## start

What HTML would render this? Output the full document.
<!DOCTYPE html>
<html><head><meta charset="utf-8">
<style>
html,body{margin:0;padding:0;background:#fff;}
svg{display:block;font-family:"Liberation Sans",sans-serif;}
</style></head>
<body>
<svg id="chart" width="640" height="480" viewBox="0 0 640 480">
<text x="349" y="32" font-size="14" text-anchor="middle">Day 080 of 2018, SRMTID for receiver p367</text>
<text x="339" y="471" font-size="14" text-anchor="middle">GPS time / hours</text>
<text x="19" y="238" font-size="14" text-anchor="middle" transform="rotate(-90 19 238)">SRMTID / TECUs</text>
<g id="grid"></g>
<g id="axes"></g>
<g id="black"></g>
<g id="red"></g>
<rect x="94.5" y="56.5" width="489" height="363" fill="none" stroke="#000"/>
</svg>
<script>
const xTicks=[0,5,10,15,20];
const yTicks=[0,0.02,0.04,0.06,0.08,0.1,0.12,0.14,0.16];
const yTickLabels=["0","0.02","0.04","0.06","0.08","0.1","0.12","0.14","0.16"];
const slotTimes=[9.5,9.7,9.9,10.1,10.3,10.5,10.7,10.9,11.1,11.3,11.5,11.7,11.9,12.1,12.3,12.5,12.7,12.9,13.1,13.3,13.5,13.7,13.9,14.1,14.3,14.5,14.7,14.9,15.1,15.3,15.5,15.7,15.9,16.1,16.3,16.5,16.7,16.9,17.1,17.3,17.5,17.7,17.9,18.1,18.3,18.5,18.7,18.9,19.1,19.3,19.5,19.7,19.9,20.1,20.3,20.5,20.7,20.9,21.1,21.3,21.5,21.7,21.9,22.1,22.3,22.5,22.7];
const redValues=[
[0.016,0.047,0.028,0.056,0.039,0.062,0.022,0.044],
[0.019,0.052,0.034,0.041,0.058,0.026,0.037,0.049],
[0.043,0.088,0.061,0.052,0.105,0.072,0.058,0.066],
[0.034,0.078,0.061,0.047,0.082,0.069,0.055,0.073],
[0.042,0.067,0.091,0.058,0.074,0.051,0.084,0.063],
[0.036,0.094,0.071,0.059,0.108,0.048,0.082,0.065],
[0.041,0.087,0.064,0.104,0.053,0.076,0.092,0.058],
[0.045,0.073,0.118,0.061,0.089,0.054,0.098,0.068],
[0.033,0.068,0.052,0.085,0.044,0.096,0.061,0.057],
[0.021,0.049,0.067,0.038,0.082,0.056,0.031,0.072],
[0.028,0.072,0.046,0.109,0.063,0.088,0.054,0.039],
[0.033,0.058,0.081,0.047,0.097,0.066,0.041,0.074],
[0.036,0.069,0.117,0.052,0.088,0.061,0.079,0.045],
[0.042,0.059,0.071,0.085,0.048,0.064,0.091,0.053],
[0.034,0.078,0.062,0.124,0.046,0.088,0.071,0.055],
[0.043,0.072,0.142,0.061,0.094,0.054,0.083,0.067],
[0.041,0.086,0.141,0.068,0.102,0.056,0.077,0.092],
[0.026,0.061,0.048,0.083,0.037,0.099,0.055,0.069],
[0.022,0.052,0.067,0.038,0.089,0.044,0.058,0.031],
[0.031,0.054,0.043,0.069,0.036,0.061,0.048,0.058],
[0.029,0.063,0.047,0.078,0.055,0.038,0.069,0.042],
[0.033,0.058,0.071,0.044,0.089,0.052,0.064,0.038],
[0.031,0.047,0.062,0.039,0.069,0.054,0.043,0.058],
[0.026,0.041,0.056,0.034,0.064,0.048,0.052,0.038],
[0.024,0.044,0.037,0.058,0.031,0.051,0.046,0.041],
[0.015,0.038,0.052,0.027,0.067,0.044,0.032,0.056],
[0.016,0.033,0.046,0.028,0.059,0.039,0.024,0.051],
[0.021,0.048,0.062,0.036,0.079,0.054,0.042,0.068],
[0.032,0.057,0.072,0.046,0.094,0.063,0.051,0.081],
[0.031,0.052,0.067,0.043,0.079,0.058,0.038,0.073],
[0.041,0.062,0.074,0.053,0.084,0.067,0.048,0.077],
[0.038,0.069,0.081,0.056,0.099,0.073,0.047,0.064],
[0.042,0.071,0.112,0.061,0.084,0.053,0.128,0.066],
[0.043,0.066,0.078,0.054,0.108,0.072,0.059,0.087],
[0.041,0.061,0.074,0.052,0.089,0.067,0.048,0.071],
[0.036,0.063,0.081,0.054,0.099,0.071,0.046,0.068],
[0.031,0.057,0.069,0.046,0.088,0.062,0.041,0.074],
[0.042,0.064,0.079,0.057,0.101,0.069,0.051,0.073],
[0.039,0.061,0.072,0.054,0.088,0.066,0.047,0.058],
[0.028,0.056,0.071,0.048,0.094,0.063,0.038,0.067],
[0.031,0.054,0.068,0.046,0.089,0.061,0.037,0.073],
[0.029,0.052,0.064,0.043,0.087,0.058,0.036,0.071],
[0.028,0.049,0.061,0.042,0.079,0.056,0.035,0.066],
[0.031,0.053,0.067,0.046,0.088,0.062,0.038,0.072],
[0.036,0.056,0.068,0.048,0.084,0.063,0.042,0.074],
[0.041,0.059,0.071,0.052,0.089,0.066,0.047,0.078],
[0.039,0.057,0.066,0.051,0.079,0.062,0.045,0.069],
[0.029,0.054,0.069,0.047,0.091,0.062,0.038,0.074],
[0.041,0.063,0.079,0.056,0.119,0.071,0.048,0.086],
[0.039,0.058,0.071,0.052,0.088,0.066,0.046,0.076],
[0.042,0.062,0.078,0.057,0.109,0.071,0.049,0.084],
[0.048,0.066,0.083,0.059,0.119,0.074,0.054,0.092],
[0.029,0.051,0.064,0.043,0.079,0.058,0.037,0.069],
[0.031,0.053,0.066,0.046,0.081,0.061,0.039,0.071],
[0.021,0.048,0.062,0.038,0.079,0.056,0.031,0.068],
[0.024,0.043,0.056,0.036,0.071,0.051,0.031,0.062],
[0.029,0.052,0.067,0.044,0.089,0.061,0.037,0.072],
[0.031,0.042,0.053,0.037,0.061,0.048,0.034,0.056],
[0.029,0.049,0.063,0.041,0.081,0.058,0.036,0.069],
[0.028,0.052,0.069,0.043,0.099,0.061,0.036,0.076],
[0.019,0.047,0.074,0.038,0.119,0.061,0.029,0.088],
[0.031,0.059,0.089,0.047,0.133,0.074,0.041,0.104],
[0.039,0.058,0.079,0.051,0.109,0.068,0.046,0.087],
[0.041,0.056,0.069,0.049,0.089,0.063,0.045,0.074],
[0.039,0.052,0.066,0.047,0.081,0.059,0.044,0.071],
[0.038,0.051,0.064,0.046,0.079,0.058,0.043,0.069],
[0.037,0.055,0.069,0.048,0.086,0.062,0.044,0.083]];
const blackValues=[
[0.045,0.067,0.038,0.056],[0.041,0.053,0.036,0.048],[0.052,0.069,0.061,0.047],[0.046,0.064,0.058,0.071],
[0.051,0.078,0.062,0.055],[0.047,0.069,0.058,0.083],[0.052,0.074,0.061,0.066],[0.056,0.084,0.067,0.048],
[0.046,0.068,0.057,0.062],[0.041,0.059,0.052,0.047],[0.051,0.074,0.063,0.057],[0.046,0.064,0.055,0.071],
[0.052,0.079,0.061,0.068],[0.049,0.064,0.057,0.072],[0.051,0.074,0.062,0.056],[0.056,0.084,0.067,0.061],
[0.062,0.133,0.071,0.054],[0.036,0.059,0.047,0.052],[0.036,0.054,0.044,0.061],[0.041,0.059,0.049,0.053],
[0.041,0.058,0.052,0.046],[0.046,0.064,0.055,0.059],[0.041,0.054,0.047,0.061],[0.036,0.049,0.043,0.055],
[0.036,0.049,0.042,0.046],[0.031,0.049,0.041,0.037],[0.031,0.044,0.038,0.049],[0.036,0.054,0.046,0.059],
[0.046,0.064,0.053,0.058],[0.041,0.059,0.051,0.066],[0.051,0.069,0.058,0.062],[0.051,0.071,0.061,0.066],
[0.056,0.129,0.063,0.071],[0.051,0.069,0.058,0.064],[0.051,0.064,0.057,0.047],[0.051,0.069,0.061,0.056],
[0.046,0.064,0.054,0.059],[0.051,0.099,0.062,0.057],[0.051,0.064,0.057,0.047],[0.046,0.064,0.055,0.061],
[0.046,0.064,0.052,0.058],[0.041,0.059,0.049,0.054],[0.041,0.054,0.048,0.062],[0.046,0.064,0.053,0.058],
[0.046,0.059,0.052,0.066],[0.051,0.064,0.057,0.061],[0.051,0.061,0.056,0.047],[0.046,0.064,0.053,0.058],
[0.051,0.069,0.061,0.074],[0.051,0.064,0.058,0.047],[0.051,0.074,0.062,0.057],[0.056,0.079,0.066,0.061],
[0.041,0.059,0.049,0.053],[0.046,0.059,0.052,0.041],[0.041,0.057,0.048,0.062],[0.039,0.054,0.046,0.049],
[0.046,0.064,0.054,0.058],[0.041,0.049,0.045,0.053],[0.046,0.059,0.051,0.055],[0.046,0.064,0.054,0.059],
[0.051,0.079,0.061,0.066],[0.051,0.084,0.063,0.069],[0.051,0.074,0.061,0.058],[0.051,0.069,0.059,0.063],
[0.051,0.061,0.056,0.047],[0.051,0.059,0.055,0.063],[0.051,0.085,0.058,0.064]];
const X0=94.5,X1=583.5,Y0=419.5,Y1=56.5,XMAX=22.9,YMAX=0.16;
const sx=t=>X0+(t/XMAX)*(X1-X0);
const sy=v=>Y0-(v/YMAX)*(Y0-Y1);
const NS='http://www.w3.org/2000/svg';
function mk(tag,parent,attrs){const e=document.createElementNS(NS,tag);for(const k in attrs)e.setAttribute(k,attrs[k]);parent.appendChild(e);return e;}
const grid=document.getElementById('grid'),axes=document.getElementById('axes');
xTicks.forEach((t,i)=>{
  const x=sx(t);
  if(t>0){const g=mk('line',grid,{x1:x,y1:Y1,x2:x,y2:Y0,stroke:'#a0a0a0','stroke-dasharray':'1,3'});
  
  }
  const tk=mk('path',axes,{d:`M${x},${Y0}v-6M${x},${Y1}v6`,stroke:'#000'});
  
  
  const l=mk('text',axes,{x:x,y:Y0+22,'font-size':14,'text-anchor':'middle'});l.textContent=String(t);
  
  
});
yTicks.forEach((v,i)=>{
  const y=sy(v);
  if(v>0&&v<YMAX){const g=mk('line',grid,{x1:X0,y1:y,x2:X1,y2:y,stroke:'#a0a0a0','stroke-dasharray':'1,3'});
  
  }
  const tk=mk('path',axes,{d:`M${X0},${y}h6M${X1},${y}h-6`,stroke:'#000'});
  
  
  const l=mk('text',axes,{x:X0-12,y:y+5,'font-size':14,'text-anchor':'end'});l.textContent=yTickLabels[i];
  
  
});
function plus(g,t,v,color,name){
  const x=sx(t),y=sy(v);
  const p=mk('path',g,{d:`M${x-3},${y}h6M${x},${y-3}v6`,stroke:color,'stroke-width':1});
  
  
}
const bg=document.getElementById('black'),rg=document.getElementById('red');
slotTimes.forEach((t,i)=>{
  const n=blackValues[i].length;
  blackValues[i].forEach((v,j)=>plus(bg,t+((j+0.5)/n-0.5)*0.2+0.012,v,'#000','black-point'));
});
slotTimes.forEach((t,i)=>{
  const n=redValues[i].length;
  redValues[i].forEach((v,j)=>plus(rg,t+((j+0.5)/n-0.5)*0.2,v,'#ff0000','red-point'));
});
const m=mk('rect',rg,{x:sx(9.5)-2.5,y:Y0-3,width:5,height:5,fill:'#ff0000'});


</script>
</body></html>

## end

* EXERCISE DESCRIPTION
From the data, collect all lines where the string "document" appears.

* WRITTEN SOLUTION
What HTML would render this? Output the full document.
function mk(tag,parent,attrs){const e=document.createElementNS(NS,tag);for(const k in attrs)e.setAttribute(k,attrs[k]);parent.appendChild(e);return e;}
const grid=document.getElementById('grid'),axes=document.getElementById('axes');
const bg=document.getElementById('black'),rg=document.getElementById('red');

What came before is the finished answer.